The tribunal stated that the basic objective of granting capital subsidy in the form of CFA by the MNRE was to bring down the project cost and tariff for the ultimate benefit of the consumers. The CFA being approximately 30% of the project cost and without any interest, is a considerable benefit in setting up the solar projects and cannot be considered as a mere incentive as being claimed by the SMC. The tribunal added that it is also clearly stipulated in the CERC regulations that subsidy or incentive by the central or state government should be taken into consideration while determining the tariff for renewable projects. Further, it noted that being a municipal corporation, SMC was exempt from income tax, which is another incentive.

The tribunal had determined that since the CFA accounted for 30% of the capital cost and was interest-free, the SMC cannot claim a higher generic tariff along with the additional benefits of the CFA, which came in the form of capital subsidy and income tax exemptions.

The tribunal then added that it would, however, factor in the actual CFA received by the SMC of ₹20.5 million (~$286,561) when establishing the new tariff.
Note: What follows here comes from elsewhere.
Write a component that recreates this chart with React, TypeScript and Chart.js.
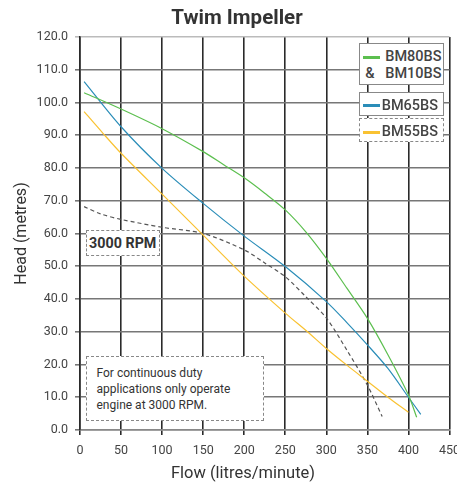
import React, { useEffect, useRef } from "react";
import { Chart, registerables } from "chart.js";

Chart.register(...registerables);

const TITLE = "Twim Impeller";
const X_TITLE = "Flow (litres/minute)";
const Y_TITLE = "Head (metres)";

const bm80Flow = [5, 50, 100, 150, 175, 200, 225, 250, 275, 300, 325, 350, 375, 400, 410];
const bm80Head = [103, 98, 92, 85, 81, 77, 72.3, 67.2, 60.5, 52.4, 43.3, 34.1, 23, 10.7, 3.9];

const bm65Flow = [5, 50, 100, 150, 200, 250, 300, 325, 350, 375, 400, 415];
const bm65Head = [106.4, 92.6, 79.9, 69.2, 59.2, 49.9, 39.2, 32.8, 26, 18.8, 10, 4.8];

const bm55Flow = [5, 28, 50, 100, 150, 200, 250, 277, 300, 325, 350, 375, 400];
const bm55Head = [97.2, 90.6, 84.5, 72, 59.5, 47, 35.7, 30, 24.9, 19.8, 14.9, 10, 5.4];

const rpmFlow = [5, 25, 50, 100, 150, 200, 225, 250, 275, 300, 325, 350, 368];
const rpmHead = [68.2, 66, 64.3, 61.9, 60, 55, 51, 46.8, 40.7, 34.2, 24.4, 13.7, 4.1];

const LEGEND_80 = ["BM80BS", "&   BM10BS"];
const LEGEND_65 = "BM65BS";
const LEGEND_55 = "BM55BS";
const RPM_LABEL = "3000 RPM";
const NOTE_LINES = ["For continuous duty", "applications only operate", "engine at 3000 RPM."];

const GREEN = "#5cbf4f";
const BLUE = "#2a8db8";
const YELLOW = "#f9c232";
const GREY_DASH = "#555555";

const pts = (xs: number[], ys: number[]) => xs.map((x, i) => ({ x, y: ys[i] }));

export default function App() {
  const ref = useRef<HTMLCanvasElement | null>(null);

  useEffect(() => {
    if (!ref.current) return;
    Chart.defaults.font.family = "Roboto";
    const mk = (label: string, xs: number[], ys: number[], color: string, dash?: number[]) => ({
      label,
      data: pts(xs, ys),
      borderColor: color,
      backgroundColor: color,
      borderWidth: 1.2,
      pointRadius: 0,
      tension: 0.3,
      borderDash: dash || [],
      fill: false,
    });
    const chart = new Chart(ref.current, {
      type: "line",
      data: {
        datasets: [
          mk("BM80BS & BM10BS", bm80Flow, bm80Head, GREEN),
          mk("BM65BS", bm65Flow, bm65Head, BLUE),
          mk("BM55BS", bm55Flow, bm55Head, YELLOW),
          mk("3000 RPM", rpmFlow, rpmHead, GREY_DASH, [4, 3]),
        ],
      },
      options: {
        animation: false,
        responsive: true,
        maintainAspectRatio: false,
        layout: { padding: { left: 0, right: 7.5, top: 37, bottom: 0 } },
        plugins: {
          legend: { display: false },
          tooltip: { enabled: false },
          title: { display: false },
        },
        scales: {
          x: {
            type: "linear",
            min: 0,
            max: 450,
            ticks: {
              stepSize: 50,
              color: "#444444",
              font: { size: 12.5 },
              padding: 8,
              maxRotation: 0,
            },
            grid: {
              color: "#2a2a2a",
              lineWidth: 1.6,
              tickLength: 5,
            },
            border: { color: "#888888", width: 1.6 },
            title: { display: false },
            afterFit: (s: any) => {
              s.height = 56;
              s.paddingRight = 0;
              s.paddingLeft = 0;
            },
          },
          y: {
            type: "linear",
            min: 0,
            max: 120,
            ticks: {
              stepSize: 10,
              color: "#444444",
              font: { size: 12.5 },
              padding: 7,
              callback: (v: any) => Number(v).toFixed(1),
            },
            grid: {
              color: (c: any) => (c.tick && c.tick.value === 120 ? "#bbbbbb" : "#777777"),
              lineWidth: 1.6,
              tickLength: 5,
            },
            border: { color: "#2a2a2a", width: 1.6 },
            title: {
              display: true,
              text: Y_TITLE,
              color: "#333333",
              font: { size: 16 },
              padding: { top: 12, bottom: 0 },
            },
            afterFit: (s: any) => {
              s.width = 80;
              s.paddingTop = 0;
            },
          },
        },
      },
    } as any);
    return () => chart.destroy();
  }, []);

  const box = (extra: React.CSSProperties): React.CSSProperties => ({
    position: "absolute",
    background: "#ffffff",
    boxSizing: "border-box",
    ...extra,
  });
  const legendText: React.CSSProperties = {
    position: "absolute",
    fontFamily: "Roboto",
    fontWeight: 500,
    fontSize: 14.5,
    color: "#444444",
    lineHeight: "16px",
    whiteSpace: "pre",
  };
  const swatch = (color: string, top: number): React.CSSProperties => ({
    position: "absolute",
    left: 2.5,
    top,
    width: 17.5,
    height: 3,
    background: color,
  });

  return (
    <div style={{ position: "fixed", left: 0, top: 0, width: 457, height: 486, background: "#fff" }}>
      <canvas ref={ref} />
      <div
        style={{
          position: "absolute",
          left: 137,
          width: 200,
          top: 5,
          textAlign: "center",
          fontFamily: "Roboto",
          fontWeight: 700,
          fontSize: 20.5,
          lineHeight: "24px",
          color: "#333333",
        }}
      >
        {TITLE}
      </div>
      <div
        style={{
          position: "absolute",
          left: 143,
          width: 200,
          top: 463,
          textAlign: "center",
          fontFamily: "Roboto",
          fontSize: 16.5,
          lineHeight: "20px",
          color: "#333333",
        }}
      >
        {X_TITLE}
      </div>
      {/* Legend boxes */}
      <div style={box({ left: 359, top: 43, width: 85, height: 41.5, border: "1.5px solid #888888" })}>
        <div style={swatch(GREEN, 11.5)} />
        <div style={{ ...legendText, right: 1.5, top: 5 }}>{LEGEND_80[0]}</div>
        <div style={{ ...legendText, right: 1.5, top: 21.5 }}>{LEGEND_80[1]}</div>
      </div>
      <div style={box({ left: 359, top: 91.5, width: 85, height: 24, border: "1.5px solid #888888" })}>
        <div style={swatch(BLUE, 11.5)} />
        <div style={{ ...legendText, right: 5, top: 5 }}>{LEGEND_65}</div>
      </div>
      <div style={box({ left: 359, top: 118, width: 85, height: 23.5, border: "1.5px dashed #888888" })}>
        <div style={swatch(YELLOW, 11.5)} />
        <div style={{ ...legendText, right: 5, top: 4.5 }}>{LEGEND_55}</div>
      </div>
      {/* 3000 RPM label */}
      <div
        style={box({
          left: 86,
          top: 230,
          width: 73.5,
          height: 25.5,
          border: "1.5px dashed #888888",
          fontFamily: "Roboto",
          fontWeight: 700,
          fontSize: 14.3,
          color: "#333333",
          display: "flex",
          alignItems: "center",
          justifyContent: "center",
        })}
      >
        {RPM_LABEL}
      </div>
      {/* Note box */}
      <div
        style={box({
          left: 86,
          top: 355.5,
          width: 178,
          height: 65.5,
          border: "1.5px dashed #888888",
          fontFamily: "Roboto",
          fontSize: 12,
          color: "#333333",
          paddingLeft: 9.5,
          paddingTop: 8,
          lineHeight: "16.4px",
        })}
      >
        {NOTE_LINES.map((l, i) => (
          <div key={i}>{l}</div>
        ))}
      </div>
    </div>
  );
}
It said that since the CFA was received in two tranches on July 17, 2014, and March 21, 2017 (after the completion of the projects), and tariffs would be determined accordingly. It consequently ordered the SMC to submit documents and details for the same.

The commission, in its order, has cited the APTEL’s order, which directed the tariffs to be set based on the actual subsidy received by the SMC. The APTEL had additionally ordered the generic tariff to be allowed for the period up to the receipt of the CFA.

The commission, in its order, allowed for the following tariffs based on the APTEL’s directive:

  1. From the date of commissioning to July 16, 2014: ₹12.18 (~$0.17)/kWh
  2. From July 17, 2014, to March 21, 2017: ₹10.85 (~$0.15)/kWh
  3. From March 22, 2017, onwards: ₹9.52 (~$0.13)/kWh

It ordered Torrent Power to pay the difference in the amount based on the above tariffs to the respondent within 15 days of the order.

Additionally, the commission also denied the SMC’s request for interest on the differential amount as the request was not reasonable because the parties had agreed not to charge interest on the amount outstanding until the Commission redetermined the tariff.

To SMC’s request that the Commission to take action against Torrent Power, it noted that because the SMC had taken more than a year to submit the details of actual CFA received, its conduct was not in conformity of regulatory requirements and it had no case to demand action against Torrent Power. Therefore, the commission rejected this request.

Just recently, the state issued a draft notification regarding the second set of amendments for its net metering regulations for grid-connected rooftop solar systems.

Earlier, the GERC dismissed a petition requesting it to purchase surplus energy from open access solar projects set up for captive use or third-party sale at the lowest tariff discovered through competitive bidding or APPC. The commission stated that solar projects set up in the state of Gujarat and the capacity utilization factor (CUF) set up in other states vary from site to site and therefore are not comparable.